Last night, though, the session ended with furious supporters of Hillary Rodham Clinton, who gained less than she wanted yesterday in her delegate fight with Barack Obama, chanting "Den-ver! Den-ver!" - threatening to take their raw displeasure to the convention in late August.

And Harold Ickes, one of Clinton's top strategists and a committee member, was denouncing the committee's Michigan solution for its stunning "gall and chutzpah" in "hijacking" several Clinton delegates. She reserved the right, he said, to appeal the matter to the credentials committee.

How deep the displeasure is among the Clintonites, how long it lasts, and how much it matters, remains to be seen.

It should be noted that all of her supporters on the committee voted for the Florida compromise - "A unanimous vote; it cannot get better than that," said Rep. Robert Wexler (D., Fla.), an Obama supporter - and that some of them reluctantly supported the Michigan deal.

But outside, many of the women who had been chanting were swearing they were finished with the party. Said Bettyjean Kling, 60, of Shippensburg, Pa.: "I'll do everything in my power to keep Obama from becoming president."

Until the superheated final moments, the long-awaited meeting had been a relatively civil affair, the underlying emotions smothered by the arcane nature of the subject matter. The members of the rules committee are the ultimate party insiders, for whom issues of process are all-consuming.

So the Clinton-Obama competition almost disappeared at times, lost in the conversation about the meaning of various clauses in various subsections and such questions as how to balance the rights of voters against those of non-voters.

"Our troubles occur because we are retroactively trying to certify and give out delegates from an event we said wasn't going to count," said party secretary Alice Germond, who will call the roll of the states in Denver, of the Michigan mess. " . . . That is really tough."

Both states, in an effort to increase their political clout, held their primaries in January, in violation of party rules that reserved the first month of the nominating process for four other states. In Michigan, the instigators of the move-up were Democrats; in Florida, Republicans.

As technical as the debate was at times yesterday, moments of real passion did emerge, previewing the finale.

Such as when unpledged committee member Donna Brazile wondered aloud how former Michigan Gov. Jim Blanchard, speaking on Clinton's behalf, could so casually advocate there be no penalty at all for his state's violation of the party regulations.

"My mama always taught me to play by the rules," Brazile said. "When you try to change the rules in the middle of the game, the end of the game, that is referred to as cheating."

Or when Ickes denounced the Michigan proposal, a version of which ultimately was adopted, saying that the principle of "fair reflection" of primary results was as sacred to the party as the First Amendment is to the country.

Or when Allan Katz, an Obama supporter from Florida, derided all those in the Clinton camp who compared his state's delegate predicament to the recount mess in 2000, saying sternly, "That election was stolen."

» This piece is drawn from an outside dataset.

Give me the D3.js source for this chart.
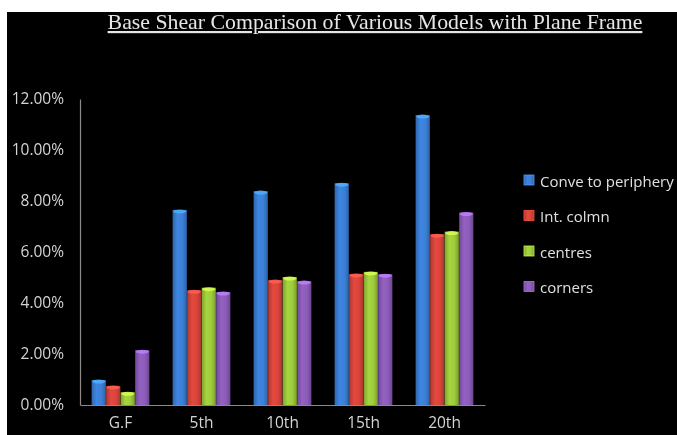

Early in the long day, about 500 supporters of Clinton, many of them from Florida, demonstrated along the street outside the Marriott Wardman Park Hotel where the meeting took place. The Obama campaign had discouraged its supporters from doing the same.

The demonstrators chanted "Count Every Vote!" and carried signs bearing such messages as "Real Democrats Count Votes," "No Nomination Without Representation," and "50 States Not 48."

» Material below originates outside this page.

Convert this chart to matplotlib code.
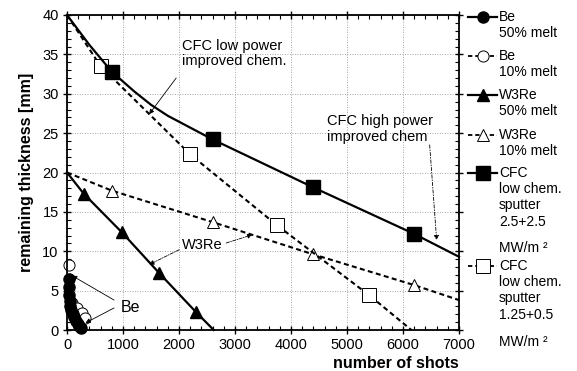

"I feel as if we're children who've been put in the corner," said Nancy Hoppe, 76, who has already been slated as a Clinton delegate in Florida. "It's time to let us out. We've been punished long enough. Even though we didn't get to see the candidates in person, we watched the debates, we followed the news. We knew what we were doing."

Asked how she would feel if she wound up having half a vote at the national convention, she responded with a question of her own: "Do I bring half a suitcase, half a wardrobe, half of me?"

Thanks to last night's decision of the rules committee, she'll get the chance to figure all that out, as will all the other delegates from Michigan and Florida.